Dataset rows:
________________

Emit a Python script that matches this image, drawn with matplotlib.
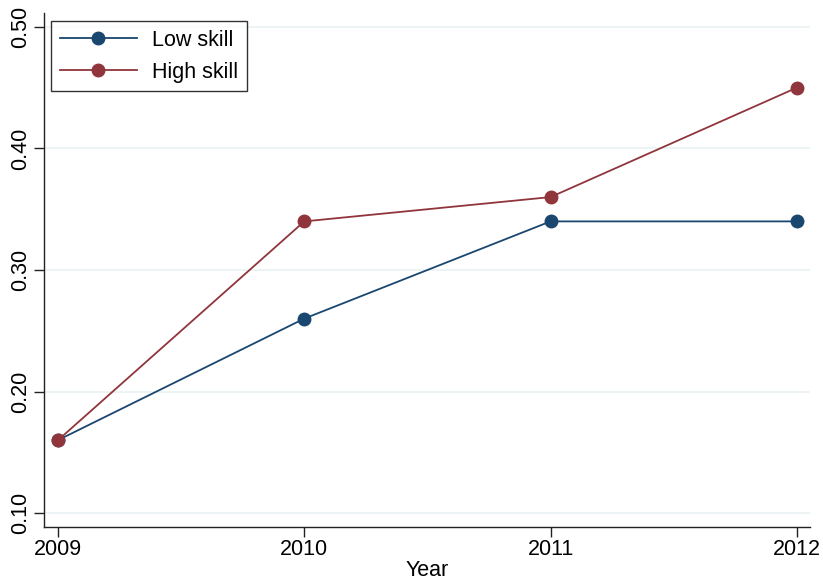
import matplotlib.pyplot as plt

years = [2009, 2010, 2011, 2012]
low_skill = [0.16, 0.26, 0.34, 0.34]
high_skill = [0.16, 0.34, 0.36, 0.45]
yticks = [0.10, 0.20, 0.30, 0.40, 0.50]

plt.rcParams['font.family'] = ['Liberation Sans', 'DejaVu Sans']

fig = plt.figure(figsize=(8.23, 5.8), dpi=100)
ax = fig.add_axes([0.0535, 0.0914, 0.9305, 0.8862])

ax.plot(years, low_skill, color='#1a476f', lw=1.3, marker='o', ms=9, label='Low skill')
ax.plot(years, high_skill, color='#90353b', lw=1.3, marker='o', ms=9, label='High skill')

ax.set_xlim(2008.943, 2012.053)
ax.set_ylim(0.0885, 0.5115)
ax.set_xticks(years)
ax.set_yticks(yticks)
ax.set_yticklabels(['%.2f' % v for v in yticks], rotation=90, va='center')
ax.tick_params(labelsize=15.5, length=7, width=1, color='#222222', pad=2)
ax.grid(axis='y', color='#eaf2f3', lw=1.2)
ax.set_axisbelow(True)
for s in ['top', 'right']:
    ax.spines[s].set_visible(False)
for s in ['left', 'bottom']:
    ax.spines[s].set_color('#222222')
    ax.spines[s].set_linewidth(1)

ax.set_xlabel('Year', fontsize=15.5, labelpad=0)

leg = ax.legend(loc='upper left', bbox_to_anchor=(0.009, 0.984), borderaxespad=0,
                fontsize=15.5, frameon=True, fancybox=False, edgecolor='black',
                handlelength=3.6, borderpad=0.4, labelspacing=0.5, handletextpad=0.7)
leg.get_frame().set_linewidth(1)

plt.savefig('out.png', dpi=100)
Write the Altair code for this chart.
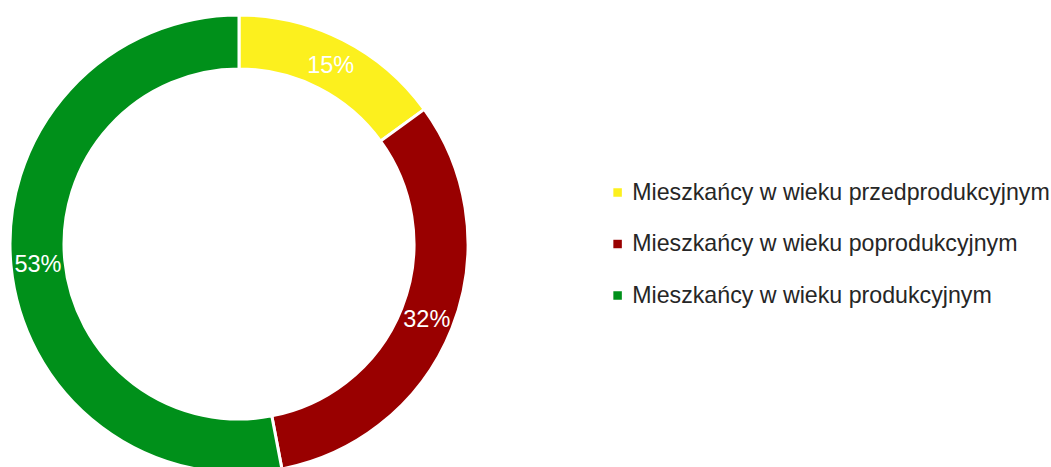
import altair as alt
import pandas as pd

categories = ["Mieszkańcy w wieku przedprodukcyjnym",
              "Mieszkańcy w wieku poprodukcyjnym",
              "Mieszkańcy w wieku produkcyjnym"]
values = [15, 32, 53]
labels = ["15%", "32%", "53%"]
colors = ["#FCF01E", "#990000", "#00901A"]

df = pd.DataFrame({"cat": categories, "val": values, "lab": labels, "ord": [0, 1, 2]})

CX, CY = 239, 244

base = alt.Chart(df).encode(
    theta=alt.Theta("val:Q", stack=True),
    order=alt.Order("ord:Q"),
)

arcs = base.mark_arc(radius=229, radius2=175, stroke="white", strokeWidth=3).encode(
    x=alt.value(CX), y=alt.value(CY),
    color=alt.Color("cat:N", sort=categories,
                    scale=alt.Scale(domain=categories, range=colors),
                    legend=alt.Legend(title=None, orient="none", legendX=606, legendY=181,
                                      symbolType="square", symbolSize=100,
                                      labelFontSize=23.2, labelFont="Liberation Sans",
                                      labelColor="#262626", rowPadding=27.5, labelOffset=3,
                                      labelLimit=600)),
)

texts = base.mark_text(radius=202, fontSize=23.5, font="Liberation Sans", color="white",
                       dy=2).encode(
    x=alt.value(CX), y=alt.value(CY),
    text="lab:N",
)

chart = alt.layer(arcs, texts).properties(
    width=1051, height=467, padding=0, autosize=alt.AutoSizeParams(type="none")
).configure_view(stroke=None)

chart.save("out.html", embed_options={"renderer": "svg", "actions": False})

________________

*What the task asks*
Pictures excluded, repeat the records exactly from their opening line through the line containing "ax.set_xlabel('Year', fontsize=15.5, labelpad=0)".

*Result*
Emit a Python script that matches this image, drawn with matplotlib.
import matplotlib.pyplot as plt

years = [2009, 2010, 2011, 2012]
low_skill = [0.16, 0.26, 0.34, 0.34]
high_skill = [0.16, 0.34, 0.36, 0.45]
yticks = [0.10, 0.20, 0.30, 0.40, 0.50]

plt.rcParams['font.family'] = ['Liberation Sans', 'DejaVu Sans']

fig = plt.figure(figsize=(8.23, 5.8), dpi=100)
ax = fig.add_axes([0.0535, 0.0914, 0.9305, 0.8862])

ax.plot(years, low_skill, color='#1a476f', lw=1.3, marker='o', ms=9, label='Low skill')
ax.plot(years, high_skill, color='#90353b', lw=1.3, marker='o', ms=9, label='High skill')

ax.set_xlim(2008.943, 2012.053)
ax.set_ylim(0.0885, 0.5115)
ax.set_xticks(years)
ax.set_yticks(yticks)
ax.set_yticklabels(['%.2f' % v for v in yticks], rotation=90, va='center')
ax.tick_params(labelsize=15.5, length=7, width=1, color='#222222', pad=2)
ax.grid(axis='y', color='#eaf2f3', lw=1.2)
ax.set_axisbelow(True)
for s in ['top', 'right']:
    ax.spines[s].set_visible(False)
for s in ['left', 'bottom']:
    ax.spines[s].set_color('#222222')
    ax.spines[s].set_linewidth(1)

ax.set_xlabel('Year', fontsize=15.5, labelpad=0)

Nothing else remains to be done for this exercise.